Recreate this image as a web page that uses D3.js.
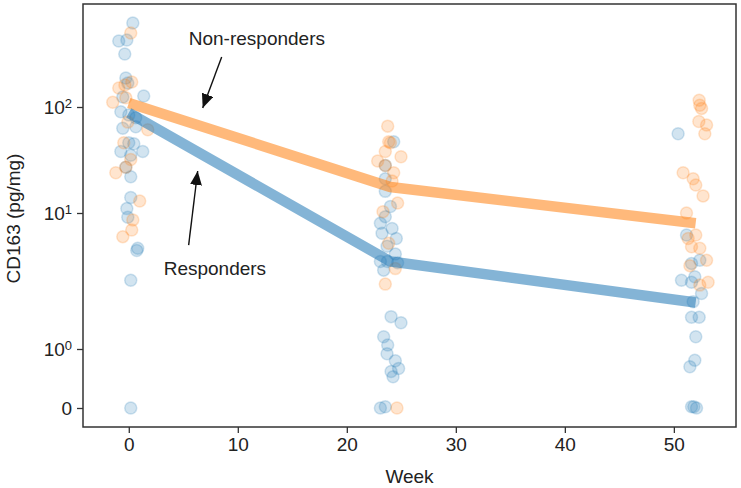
<!DOCTYPE html>
<html>
<head>
<meta charset="utf-8">
<script src="https://cdn.jsdelivr.net/npm/d3@7"></script>
<style>
  body { margin: 0; background: #fff; }
  text { font-family: "Liberation Sans", Arial, sans-serif; fill: #222; }
</style>
</head>
<body>
<div id="chart"></div>
<script>
// week 0 / 24 / 52 samples, [week (jittered), CD163]
let respWeek0 = [[0.37, 620], [-0.18, 428], [-0.92, 420], [-0.37, 316], [-0.27, 188], [-0.09, 168],
    [1.37, 127], [-0.55, 124], [-0.73, 90], [0, 84], [0.64, 79], [-0.55, 63], [0.64, 65],
    [0, 46], [0.46, 45], [-0.73, 38], [1.28, 38], [0.18, 35], [-0.27, 27], [0.18, 22],
    [0.18, 14], [-0.18, 11], [-0.09, 9.3], [0.82, 5.5], [0.73, 5.3], [0.18, 3.2], [0.18, 0]];
let nonRespWeek0 = [[0.18, 499], [0.27, 172], [-0.36, 161], [-0.92, 151], [-1.47, 111], [-0.27, 122],
    [-0.09, 72], [1.74, 61], [-0.46, 46], [0.18, 32], [-0.27, 27], [-1.19, 24], [1.0, 13],
    [0.37, 8.9], [0.27, 7.5], [-0.55, 6.7]];
let respWeek24 = [[24.3, 47], [23.53, 28], [23.53, 21], [23.53, 16], [24.0, 11.5], [23.53, 9.4],
    [23.08, 8.4], [24.15, 7.7], [23.23, 7.1], [24.54, 6.5], [23.69, 5.7], [24.45, 5.0],
    [23.08, 4.4], [23.72, 4.4], [24.66, 4.3], [23.38, 3.8], [24.06, 1.73], [24.97, 1.56],
    [23.38, 1.23], [23.75, 1.07], [23.69, 0.92], [24.45, 0.8], [24.75, 0.67], [24.06, 0.62],
    [24.24, 0.53], [23.08, 0], [23.53, 0.02]];
let nonRespWeek24 = [[23.75, 66], [23.84, 47], [24.0, 46], [23.53, 38], [22.83, 31], [24.97, 34],
    [23.53, 28], [24.3, 24], [24.15, 20], [24.66, 12.4], [23.32, 10.3], [23.84, 6.0],
    [24.45, 3.9], [23.53, 3.0], [24.6, 0]];
let respWeek52 = [[50.39, 56], [51.16, 6.9], [52.38, 4.5], [51.62, 4.26], [51.92, 3.4], [50.7, 3.2],
    [51.62, 3.1], [52.54, 2.56], [51.77, 2.23], [51.62, 1.71], [52.32, 1.71], [52.01, 1.23],
    [51.92, 0.81], [51.47, 0.7], [51.62, 0.02], [52.08, 0], [51.83, 0.02]];
let nonRespWeek52 = [[52.32, 116], [52.38, 104], [52.54, 97], [52.29, 73], [53.0, 67.6], [52.84, 56],
    [50.85, 24], [51.77, 21], [52.01, 18.4], [52.68, 14.5], [51.16, 10], [52.01, 6.9],
    [51.31, 6.5], [51.62, 5.65], [52.38, 5.5], [53.0, 4.5], [51.47, 4.1], [53.14, 3.1], [52.38, 2.95]];

// group means
let weeks = [0, 24, 52];
let respMean = [88, 4.4, 2.2];
let nonRespMean = [109, 17.6, 8.4];

let xTicks = [0, 10, 20, 30, 40, 50];
let yTicks = [0, 1, 10, 100];
let yTickLabels = [['0', ''], ['10', '0'], ['10', '1'], ['10', '2']];

let width = 741, height = 488,
    margin = {left: 83, top: 4, right: 5, bottom: 61},
    clipWidth = width - margin.left - margin.right,
    clipHeight = height - margin.top - margin.bottom;

let blue = '#1f77b4', orange = '#ff7f0e';

let svg = d3.select('#chart').append('svg')
    .attr('width', width)
    .attr('height', height);

let g = svg.append('g')
    .attr('transform', `translate(${margin.left}, ${margin.top})`);

let xScale = d3.scaleLinear()
    .domain([-4.2, 55.7])
    .range([0, clipWidth]);

// symlog-ish axis: linear below 1, log above
function tf(v) { return v < 1 ? v : 1 + Math.log10(v); }
let tScale = d3.scaleLinear()
    .domain([0, 1, 2, 3, 3.972])
    .range([clipHeight - 19, clipHeight - 78, clipHeight - 214, clipHeight - 320, 0]);
let yScale = v => tScale(tf(v));

let line = d3.line()
    .x(d => xScale(d[0]))
    .y(d => yScale(d[1]));

function drawPoints(data, color) {
    g.append('g').selectAll('circle')
        .data(data)
        .join('circle')
        .attr('cx', d => xScale(d[0]))
        .attr('cy', d => yScale(d[1]))
        .attr('r', 6)
        .attr('fill', color)
        .attr('fill-opacity', 0.2)
        .attr('stroke', color)
        .attr('stroke-opacity', 0.2)
        .attr('stroke-width', 1.5);
}

drawPoints(respWeek0.concat(respWeek24, respWeek52), blue);
drawPoints(nonRespWeek0.concat(nonRespWeek24, nonRespWeek52), orange);

g.append('path')
    .datum(weeks.map((w, i) => [w, nonRespMean[i]]))
    .attr('d', line)
    .attr('fill', 'none')
    .attr('stroke', orange)
    .attr('stroke-opacity', 0.55)
    .attr('stroke-width', 10.5);

g.append('path')
    .datum(weeks.map((w, i) => [w, respMean[i]]))
    .attr('d', line)
    .attr('fill', 'none')
    .attr('stroke', blue)
    .attr('stroke-opacity', 0.55)
    .attr('stroke-width', 10.5);

// axes
let xAxis = g.append('g')
    .attr('transform', `translate(0, ${clipHeight})`)
    .call(d3.axisBottom(xScale).tickValues(xTicks).tickSize(6).tickPadding(5));

let yAxis = g.append('g')
    .call(d3.axisLeft(tScale).tickValues(yTicks.map(tf)).tickSize(6).tickPadding(5).tickFormat(''));

yAxis.selectAll('.tick text')
    .each(function (d, i) {
        let t = d3.select(this);
        t.append('tspan').text(yTickLabels[i][0]);
        if (yTickLabels[i][1]) {
            t.append('tspan')
                .attr('dy', '-0.45em')
                .style('font-size', '13px')
                .text(yTickLabels[i][1]);
        }
    });

[xAxis, yAxis].forEach(a => {
    a.selectAll('text').style('font-size', '19px').attr('fill', '#222');
    a.selectAll('line').attr('stroke', '#333').attr('stroke-width', 1.3);
    a.select('.domain').remove();
});

g.append('rect')
    .attr('width', clipWidth)
    .attr('height', clipHeight)
    .attr('fill', 'none')
    .attr('stroke', '#333')
    .attr('stroke-width', 1.5);

svg.append('text')
    .attr('x', margin.left + clipWidth / 2)
    .attr('y', 483)
    .attr('text-anchor', 'middle')
    .style('font-size', '19px')
    .text('Week');

svg.append('text')
    .attr('transform', `translate(20, ${margin.top + clipHeight / 2 + 3}) rotate(-90)`)
    .attr('text-anchor', 'middle')
    .style('font-size', '19px')
    .text('CD163 (pg/mg)');

// annotations
let notes = [
    {label: 'Non-responders', text: [5.5, 385], from: [8.52, 296], to: [6.78, 98]},
    {label: 'Responders', text: [3.2, 3.5], from: [5.49, 5.8], to: [6.32, 24.9]}
];

svg.append('defs').append('marker')
    .attr('id', 'head')
    .attr('viewBox', '0 0 14 12')
    .attr('refX', 14)
    .attr('refY', 6)
    .attr('markerWidth', 14)
    .attr('markerHeight', 12)
    .attr('markerUnits', 'userSpaceOnUse')
    .attr('orient', 'auto')
    .append('path')
    .attr('d', 'M0,0L14,6L0,12Z')
    .attr('fill', '#111');

notes.forEach(n => {
    g.append('text')
        .attr('x', xScale(n.text[0]))
        .attr('y', yScale(n.text[1]))
        .style('font-size', '19px')
        .attr('fill', '#111')
        .text(n.label);
    g.append('line')
        .attr('x1', xScale(n.from[0]))
        .attr('y1', yScale(n.from[1]))
        .attr('x2', xScale(n.to[0]))
        .attr('y2', yScale(n.to[1]))
        .attr('stroke', '#111')
        .attr('stroke-width', 1.4)
        .attr('marker-end', 'url(#head)');
});
</script>
</body>
</html>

**Set task:** Copy all lines in the listing above where the string "this" appears.

**Response below:**
Recreate this image as a web page that uses D3.js.
        let t = d3.select(this);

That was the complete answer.